I wrote the following in the past, and there have been many observable changes since…
Four ways of improving weather forecasts:
- Improving observations → better start point
- Improving the model physics
- Increasing the resolution
Observations can also be improved by duplicating sources or means of measuring variables, both to improve quality control and to build in redundancy to cope with lost observations. Many observations are lost when aircraft are grounded, eg during Eyjafjallajökull eruptions of 2010 and now the current coronavirus pandemic.
Improved observations means investment in observing instruments and faster computers for processing and assimilation. Better physics, higher resolutions, and running ensembles means faster computers. Both weather satellites and supercomputers are expensive, so there is always a trade-off.
Sharing across weather services and other organisations is key to improving observations and the understanding of the physics, and to building multi-model forecast ensembles.

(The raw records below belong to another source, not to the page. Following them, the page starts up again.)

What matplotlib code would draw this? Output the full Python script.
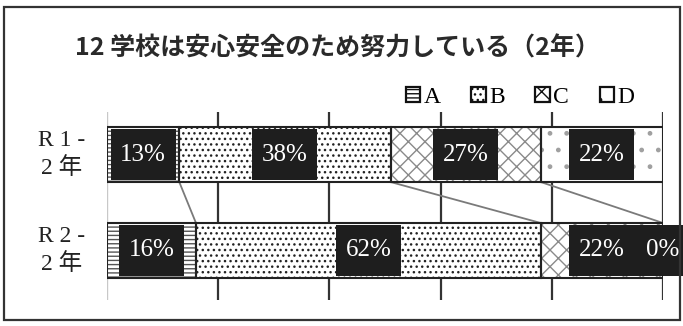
import numpy as np
import matplotlib
matplotlib.use("Agg")
import matplotlib.pyplot as plt
from matplotlib.patches import Rectangle

plt.rcParams['font.family'] = ['Liberation Serif', 'Noto Sans CJK JP']
plt.rcParams['hatch.linewidth'] = 1.0

# data
rows = ["R 1 -\n2 年", "R 2 -\n2 年"]
series = ["A", "B", "C", "D"]
vals = np.array([[13, 38, 27, 22],
                 [16, 62, 22, 0]])
title = "12 学校は安心安全のため努力している（2年）"

hatches = ["----", "...", "xx", "."]
hcols = ["#555555", "#222222", "#8a8a8a", "#a0a0a0"]

W, H = 683, 326
fig = plt.figure(figsize=(W / 100, H / 100), dpi=100)

# outer frame
fig.patches.append(Rectangle((4 / W, 1 - 320 / H), 676 / W, 313 / H,
                             transform=fig.transFigure, fill=False,
                             ec="#333333", lw=1.6))

ax = fig.add_axes([107 / W, 1 - 300 / H, 556 / W, 188 / H])
bh = 0.573
ax.set_xlim(0, 100)
ax.set_ylim(1.516, -0.443)
for s in ax.spines.values():
    s.set_visible(False)
ax.set_xticks([])
ax.set_yticks([])

# grid lines
for g in [0, 20, 40, 60, 80, 100]:
    ax.axvline(g, color="#c8c8c8" if g == 0 else "#333333",
               lw=1.0 if g == 0 else 1.6, zorder=0)

y = np.arange(len(rows))
box_w, box_h = 11.7, 0.53
left = np.zeros(len(rows))
for j, s in enumerate(series):
    w = vals[:, j]
    ax.barh(y, w, left=left, height=bh, color="white", hatch=hatches[j],
            edgecolor=hcols[j], lw=0, zorder=2)
    ax.barh(y, w, left=left, height=bh, fill=False, edgecolor="#222222",
            lw=1.5, zorder=3)
    cen = left + w / 2
    bars = ax.barh(y, box_w, left=cen - box_w / 2, height=box_h,
                   color="#1e1e1e", lw=0, zorder=4)
    for b in bars:
        b.set_clip_on(False)
    for i in range(len(rows)):
        ax.text(cen[i], y[i], f"{w[i]}%", ha="center", va="center",
                fontsize=18, color="white", zorder=5, family="Liberation Serif")
    left = left + w

# series lines
cum = np.cumsum(vals, axis=1)
for j in range(len(series) - 1):
    ax.plot([cum[0, j], cum[1, j]], [y[0] + bh / 2, y[1] - bh / 2],
            color="#7a7a7a", lw=1.3, zorder=1)

# row labels
for i, r in enumerate(rows):
    ax.text(-0.081, y[i], r, transform=ax.get_yaxis_transform(),
            ha="center", va="center", fontsize=17, linespacing=1.4,
            color="#222222")

fig.text(75 / W, 1 - 48 / H, title, ha="left", va="center", fontsize=18,
         family="Noto Sans CJK JP", fontweight="bold", color="#2a2a2a")

handles = [Rectangle((0, 0), 1, 1, fc="white", hatch=hatches[j],
                     ec="#111111", lw=1.6) for j in range(len(series))]
fig.legend(handles, series, loc="center left",
           bbox_to_anchor=(406 / W, 1 - 97 / H), ncol=4, frameon=False,
           fontsize=17, handlelength=0.6, handleheight=0.6,
           handletextpad=0.15, columnspacing=1.3, borderpad=0, borderaxespad=0)

fig.savefig("out.png", dpi=100)
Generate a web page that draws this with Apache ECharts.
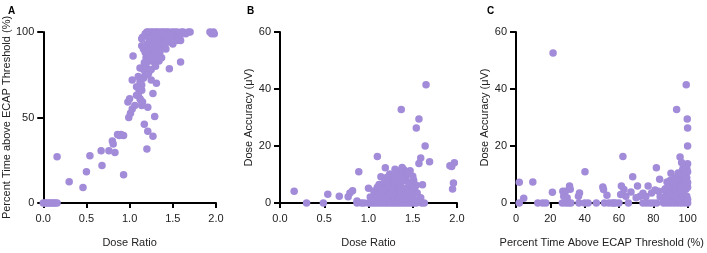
<!DOCTYPE html>
<html>
<head>
<meta charset="utf-8">
<script src="https://cdn.jsdelivr.net/npm/echarts@6/dist/echarts.min.js"></script>
<style>
html,body{margin:0;padding:0;background:#fff;}
#chart{width:707px;height:253px;}
</style>
</head>
<body>
<div id="chart"></div>
<script>
// Panel letters and axis titles
const panelLetters = ['A', 'B', 'C'];
const xNames = ['Dose Ratio', 'Dose Ratio', 'Percent Time Above ECAP Threshold (%)'];
const yNames = ['Percent Time above ECAP Threshold (%)', 'Dose Accuracy (μV)', 'Dose Accuracy (μV)'];

// Panel A: [dose ratio, percent time above ECAP threshold]
const panelA = [
  [0,0],[0.02,0],[0.04,0],[0.06,0],[0.08,0],[0.1,0],[0.12,0],[0.14,0],[0.16,0],
  [0.16,27],[0.30,12.5],[0.46,9],[0.50,18.3],[0.54,27.6],[0.67,30.6],[0.68,22],[0.76,30.6],
  [0.80,36.3],[0.81,34.5],[0.83,29.5],[0.86,40],[0.88,39.5],[0.90,40],[0.93,39.5],[0.93,16.5],
  [0.98,59],[0.99,50],[1.0,61],[1.01,52.5],[1.03,55],[1.06,57],[1.03,72],[1.04,86],[1.08,63],
  [1.1,68],[1.12,61],[1.14,57],[1.17,46],[1.21,56],[1.21,42],[1.2,31.6],[1.27,39],[1.27,64],
  [1.29,50.6],[1.31,70],[1.34,83],[1.46,78.5],[1.59,82.5],[1.59,95],[1.7,100],
  [1.93,100],[1.95,99],[1.97,100],[1.98,99],
  [1.15,97],[1.18,99],[1.2,100],[1.22,100],[1.24,99],[1.25,100],[1.27,100],[1.28,98],[1.3,100],
  [1.32,100],[1.33,99],[1.35,100],[1.36,98],[1.38,100],[1.4,100],[1.41,99],[1.43,100],[1.45,100],
  [1.47,99],[1.49,100],[1.5,98],[1.52,100],[1.55,100],[1.57,99],[1.6,100],[1.62,100],[1.65,99],
  [1.68,100],[1.3,97],[1.34,96],[1.39,97],[1.44,96],[1.48,97],[1.53,97],[1.42,98],[1.26,97],
  [1.23,96],[1.37,99],[1.46,98],[1.58,97],
  [1.14,96],[1.14,92],[1.16,90],[1.18,88],[1.19,85],[1.2,93],[1.22,91],[1.24,94],[1.25,89],
  [1.27,92],[1.28,87],[1.3,94],[1.31,90],[1.33,92],[1.35,88],[1.36,94],[1.38,91],[1.4,93],
  [1.42,90],[1.44,94],[1.21,86],[1.23,83],[1.26,85],[1.29,82],[1.32,86],[1.37,85],[1.17,82],
  [1.12,79],[1.16,78],[1.19,80],[1.22,76],[1.25,78],[1.3,80],[1.5,93],[1.55,95],
  [1.1,74],[1.12,71],[1.14,69],[1.16,73],[1.18,75],[1.21,75],[1.25,72],[1.08,68],[1.11,66],
  [1.14,66],[1.1,63],[1.13,60],[1.15,59]
];

// Panel B: [dose ratio, dose accuracy (μV)]
const panelB = [
  [0.16,4.1],[0.30,0],[0.49,0],[0.54,3.1],[0.67,2.4],[0.77,2.2],[0.79,3.5],[0.82,4.3],[0.87,0.7],
  [0.87,0],[0.89,11],[0.92,0],[0.95,0],[1.0,5.2],[1.1,16.3],[1.14,9.2],[1.19,12.4],[1.37,32.8],
  [1.40,11.7],[1.65,41.5],[1.57,29.5],[1.54,26.3],[1.64,20],[1.59,15.8],[1.57,13.9],[1.69,14.5],
  [1.92,13.1],[1.94,12.8],[1.97,14.1],[1.96,7],[1.95,4.9],[1.61,6.4],[1.59,1.8],[1.6,0],[1.63,0],
  [1.0,0],[1.03,0],[1.06,0],[1.09,0],[1.12,0],[1.15,0],[1.18,0],[1.21,0],[1.24,0],[1.27,0],
  [1.3,0],[1.33,0],[1.36,0],[1.39,0],[1.42,0],[1.45,0],[1.48,0],[1.51,0],[1.54,0],
  [1.02,2.1],[1.05,1.2],[1.08,2.8],[1.11,1.5],[1.14,2.5],[1.17,1.0],[1.2,3.0],[1.23,1.8],
  [1.26,2.6],[1.29,1.1],[1.32,2.9],[1.35,1.6],[1.38,2.2],[1.41,1.3],[1.44,2.7],[1.47,1.9],
  [1.5,2.4],[1.53,1.0],
  [1.06,4.2],[1.1,5.5],[1.13,3.8],[1.16,4.9],[1.19,5.8],[1.22,4.1],[1.25,5.2],[1.28,3.6],
  [1.31,4.7],[1.34,5.9],[1.37,4.4],[1.4,5.1],[1.43,3.9],[1.46,5.6],[1.49,4.3],[1.52,5.0],[1.55,3.5],
  [1.12,6.5],[1.18,7.2],[1.23,6.8],[1.27,8.1],[1.3,7.0],[1.33,8.6],[1.36,6.4],[1.39,7.7],
  [1.42,8.9],[1.45,7.3],[1.48,6.6],[1.51,8.0],[1.54,6.2],
  [1.24,10.2],[1.29,9.5],[1.33,11.2],[1.35,10.0],[1.38,12.5],[1.41,9.8],[1.44,10.6],[1.47,11.3],
  [1.5,9.4],[1.3,11.8],[1.21,9.0]
];

// Panel C: [percent time above ECAP threshold, dose accuracy (μV)]
const panelC = [
  [1.9,7.3],[1.9,0],[4.5,1.7],[9.8,7.4],[12.7,0],[15.5,0],[17.4,0],[21.6,52.6],[21.2,3.8],
  [27.3,4.1],[28.8,4.1],[27.8,2.4],[27,0],[29,0],[31.2,6.0],[30.7,0],[32,0],[29.8,1.8],[31.6,4.8],
  [36.4,2.4],[37,3.5],[40.2,11],[36.7,0],[40,0],[42,0],[46.8,0],[50.6,5.6],[51,4.7],[53,2.7],
  [51.5,0],[54,0],[56,0],[57,0],[58,0],[60,0],[61,3],[61.4,6],[62.3,16.3],[62.9,4.7],[64,2.4],
  [65.5,0],[67,3.9],[68,9.2],[70,1.8],[70.8,6],[72.3,2.4],[74,0],[74,3.4],[75.7,2.3],[77,6],
  [76,0],[78,0],[79,3.5],[81,4.6],[80,0],[81.8,12.4],[82,0],[83.7,8.3],[83,4.1],[84,2.2],[86,0],
  [88,0],[90,0],[92,0],[94,0],[96,0],[98,0],[100,0],
  [87,5],[88,3],[89,6.5],[90.3,10.4],[93.6,32.8],[95.6,16.1],[99.2,41.5],[99.8,29.5],[100,26.3],[100,20],
  [86,1.5],[87.5,2.5],[89,1.2],[90.5,2.8],[92,1.8],[93.5,2.2],[95,1.0],[96.5,2.9],[98,1.6],
  [99.5,2.4],[88,3.4],[91,3.1],[94,3.6],[97,3.3],[100,1.2],
  [86.5,4.5],[88.5,5.2],[90,4.0],[91.5,5.8],[93,4.6],[94.5,5.5],[96,4.2],[97.5,5.9],[99,4.8],
  [100,5.5],[89.5,6.2],[92.5,6.5],[95.5,6.1],[98.5,6.7],
  [88,7.4],[90,8.0],[91.5,7.2],[93,8.8],[94,7.6],[95,9.3],[96.5,8.1],[97.5,9.6],[98.5,7.8],
  [99.5,8.9],[100,7.2],[96,10.2],[99,10.8],[97,11.5],[94.5,10.5],
  [98,13.2],[99.5,12.2],[100,13.8],[97.5,12.6],[96.5,14.2],[98.5,11.6],[100,11]
];

const FONT = 'Liberation Sans, Arial, sans-serif';
const TXT = '#222';
const DOT = '#a28bd8';

const grids = [
  {left: 40, top: 32, width: 176, height: 175},
  {left: 280, top: 32, width: 177, height: 175},
  {left: 516, top: 32, width: 176, height: 175}
];

function xAxisCfg(i, max, interval, dec) {
  return {
    gridIndex: i, type: 'value', min: 0, max: max, interval: interval,
    name: xNames[i], nameLocation: 'middle', nameGap: 34,
    nameTextStyle: {fontFamily: FONT, fontSize: 11, color: TXT},
    axisLine: {show: true, onZero: false, lineStyle: {color: '#000', width: 2}},
    axisTick: {show: true, length: 5, lineStyle: {color: '#000', width: 2}},
    axisLabel: {fontFamily: FONT, fontSize: 11, color: TXT, margin: 10,
      formatter: v => v.toFixed(dec)},
    splitLine: {show: false}
  };
}
function yAxisCfg(i, max, interval, gap) {
  return {
    gridIndex: i, type: 'value', min: 0, max: max, interval: interval,
    name: yNames[i], nameLocation: 'middle', nameGap: gap,
    nameTextStyle: {fontFamily: FONT, fontSize: 11, color: TXT},
    axisLine: {show: true, onZero: false, lineStyle: {color: '#000', width: 2}},
    axisTick: {show: true, length: 6, lineStyle: {color: '#000', width: 2}},
    axisLabel: {fontFamily: FONT, fontSize: 11, color: TXT, margin: 9},
    splitLine: {show: false}
  };
}

const chart = echarts.init(document.getElementById('chart'), null, {renderer: 'canvas'});
chart.setOption({
  animation: false,
  backgroundColor: '#fff',
  title: panelLetters.map((t, i) => ({
    text: t, left: [3, 242, 482][i], top: 1,
    textStyle: {fontFamily: FONT, fontSize: 10, fontWeight: 'bold', color: '#000'}
  })),
  grid: grids,
  xAxis: [xAxisCfg(0, 2, 0.5, 1), xAxisCfg(1, 2, 0.5, 1), xAxisCfg(2, 100, 20, 0)],
  yAxis: [yAxisCfg(0, 100, 50, 28), yAxisCfg(1, 60, 20, 25), yAxisCfg(2, 60, 20, 23)],
  series: [panelA, panelB, panelC].map((d, i) => ({
    type: 'scatter', xAxisIndex: i, yAxisIndex: i, data: d,
    symbolSize: 7.5, clip: false,
    itemStyle: {color: DOT, opacity: 1}
  }))
});
</script>
</body>
</html>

Four ways of improving health forecasts:
- Improving the understanding of decision-making and attitude towards risk across the system → what forecast outputs are required
- More, better and more timely observations of health outcomes and demand for services → better models, starting conditions and verification
- More, better and more timely observations and forecasts of health drivers → more, and more accurate, drivers are available as inputs to model development and in real-time to forecasting systems
- Improving the understanding of physiology, eg how the environment and risk factors in the population and individuals affect health
Four ways of improving the usefulness of health forecasts:
- Shifting providers’ thinking from reactive to proactive
- Introducing incentives and accountability for shifting healthcare interventions down the chain from secondary to primary to self-care, and setting appropriate targets for eg reducing admissions and bed days.
- Better information collection and management across healthcare, so that the forecasts can be combined with other sources of information to give a better knowledge of the current state and likely future real-time evolution of the system
- And in the long-term, re-integrating public health in healthcare provision and improving public, patient, and provider education
So do these suggestions verify at all against the observed changes?
Given the lack of preparedness for COVID, despite the recommendations that came out of Exercise Cygnus, I suspect not. So there is one underlying way of improving health forecasts and the usefulness of health forecasts: stop using the NHS as a political football and fund healthcare provision properly.
There is a lot of forecasting out there, and a lot more potential for useful forecasts. I’ve also worked in economic forecasting in the past, and I can stick my finger in the air and guess at: climate change (very similar to weather forecasting); stocks and derivatives; macroeconomics, microeconomics and behavioural economics; business planning; scenario analysis; social, scientific and technological developments; engineering and materials performance; oil and mineral prospecting, energy production and demand; gambling.
Some existing forecasting is sophisticated, usually where there is money to be made, eg derivatives. Much is surprisingly crude, eg general equilibrium economic models. But much like different sports being open to learn from each other to enhance performance, forecasting disciplines should be able to learn from each other.
I’d like to think that forecasting could be used to improve the common good, rather than to make money or grab power. But I’ll leave you with this Arabian Proverb, to ponder and meditate on our human contingency:
They who foretell the future lie, even if they tell the truth.